Stop arguing with yourself
Morrell was inspiring for me because I’ve been slowed to a zombie-like stagger in the first draft of my novel by my need to perfect every scene. Instead of writing new chapters I keep revisiting old ones. Morrell basically told me to shut UP. “Your inner editor is clear-eyed, helpful, and sane. Your inner critic is sneaky, undermining, and nutty,” she writes, then advises us that, rather than passively listening to our inner critic, we should “engage it in a dialog.” Instead of always noticing your mistakes, focus on what you’re doing right.

Remember: “…the purpose of your first draft is to cling pitifully to life until you have the time, stamina, and insight to revise (or revive) it into a respectful rendition of itself.”

Morrell’s idea of what works in a novel can be formulaic. She doesn’t account for the success of unconventional writers such as Toni Morrison, Haruki Murakami, William Faulkner, etc. But like any good chess player, Morrell is playing a larger game. She wants you to learn the rules before you break the rules.

Calm down
She also wants you to take it easy on yourself and have fun. After all the advice about plot, conflict, suspense, and overarching structural issues such as the importance of basing your story on a question that must be answered, she tells us that writing is like “opening the door to friends arriving for a dinner party.” We should stop beating ourselves up because “writing is a lifelong and sometimes lonely apprenticeship.”

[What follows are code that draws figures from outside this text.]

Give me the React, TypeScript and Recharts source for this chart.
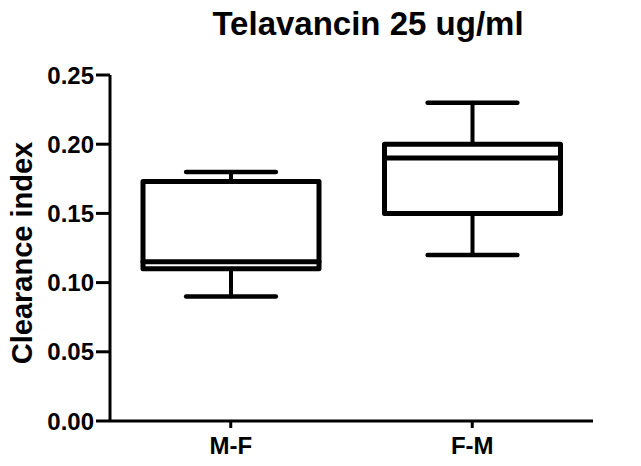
import { ComposedChart, Bar, XAxis, YAxis } from "recharts";

const categories = ["M-F", "F-M"];
const mins = [0.09, 0.12];
const q1s = [0.11, 0.15];
const medians = [0.115, 0.19];
const q3s = [0.173, 0.2];
const maxs = [0.18, 0.23];
const yTicks = [0, 0.05, 0.1, 0.15, 0.2, 0.25];

const data = categories.map((name, i) => ({
  name,
  range: [mins[i], maxs[i]],
  min: mins[i],
  q1: q1s[i],
  median: medians[i],
  q3: q3s[i],
  max: maxs[i],
}));

const FONT = "'Liberation Sans', Arial, sans-serif";

function BoxShape(props: any) {
  const { x, y, width, height, payload } = props;
  if (x == null || !payload) return null;
  const { min, q1, median, q3, max } = payload;
  // map value -> pixel using the bar's own [min, max] extent
  const toPx = (v: number) => y + (height * (max - v)) / (max - min);
  const cx = x + width / 2;
  const capHalf = width * 0.255;
  return (
    <g stroke="#000" fill="none" strokeLinecap="round" strokeLinejoin="round">
      <line x1={cx} x2={cx} y1={toPx(max)} y2={toPx(q3)} strokeWidth={4} />
      <line x1={cx} x2={cx} y1={toPx(q1)} y2={toPx(min)} strokeWidth={4} />
      <line x1={cx - capHalf} x2={cx + capHalf} y1={toPx(max)} y2={toPx(max)} strokeWidth={4.5} />
      <line x1={cx - capHalf} x2={cx + capHalf} y1={toPx(min)} y2={toPx(min)} strokeWidth={4.5} />
      <rect x={x} y={toPx(q3)} width={width} height={toPx(q1) - toPx(q3)} strokeWidth={5} />
      <line x1={x} x2={x + width} y1={toPx(median)} y2={toPx(median)} strokeWidth={5} />
    </g>
  );
}

export default function App() {
  return (
    <div style={{ position: "absolute", left: 0, top: 0, width: 641, height: 466, background: "#fff" }}>
      <ComposedChart
        width={641}
        height={466}
        data={data}
        margin={{ top: 75, right: 48, bottom: 0, left: 0 }}
      >
        <XAxis
          dataKey="name"
          type="category"
          axisLine={{ stroke: "#000", strokeWidth: 3 }}
          tickLine={{ stroke: "#000", strokeWidth: 3 }}
          tickSize={7}
          tickMargin={9}
          tick={{ fill: "#000", fontSize: 24, fontWeight: "bold", fontFamily: FONT }}
          height={45}
        />
        <YAxis
          type="number"
          domain={[0, 0.25]}
          ticks={yTicks}
          tickFormatter={(v: number) => v.toFixed(2)}
          axisLine={{ stroke: "#000", strokeWidth: 3 }}
          tickLine={{ stroke: "#000", strokeWidth: 3 }}
          tickSize={14}
          tickMargin={2}
          width={110}
          tick={{ fill: "#000", fontSize: 24, fontWeight: "bold", fontFamily: FONT }}
          interval={0}
        />
        <Bar dataKey="range" barSize={176} shape={<BoxShape />} isAnimationActive={false} />
      </ComposedChart>
      <svg
        width={641}
        height={466}
        style={{ position: "absolute", left: 0, top: 0, pointerEvents: "none" }}
      >
        <text
          x={368}
          y={35}
          textAnchor="middle"
          fontFamily={FONT}
          fontWeight="bold"
          fontSize={33}
          fill="#000"
        >
          Telavancin 25 ug/ml
        </text>
        <text
          x={32}
          y={253}
          textAnchor="middle"
          transform="rotate(-90 32 253)"
          fontFamily={FONT}
          fontWeight="bold"
          fontSize={29}
          fill="#000"
        >
          Clearance index
        </text>
      </svg>
    </div>
  );
}
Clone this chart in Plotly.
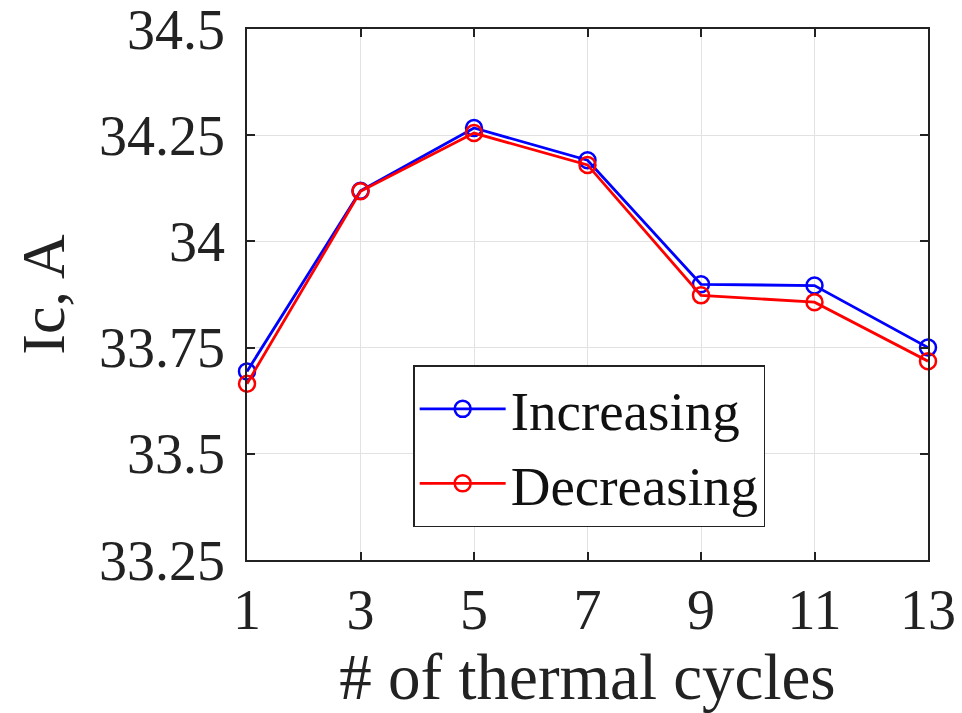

“Writing starts from creativity, not anxiety – it is a great joy, so splash around and don’t worry about making a mess….write smart and know what you’re doing in your story and why, but also take risks and try to create with trust and abandon. Think grade-school science experiments. Stay loose and enjoy the writer’s equivalent of mud and finger paints and clown hats.”

I took a half-day class from Morrell some years ago and it was a half-day foot-plant in the posterior. I recommend Thanks, But This Isn’t for Us to all beginners and to anyone in need of what Bruce Springsteen once called “a shot of redemption.”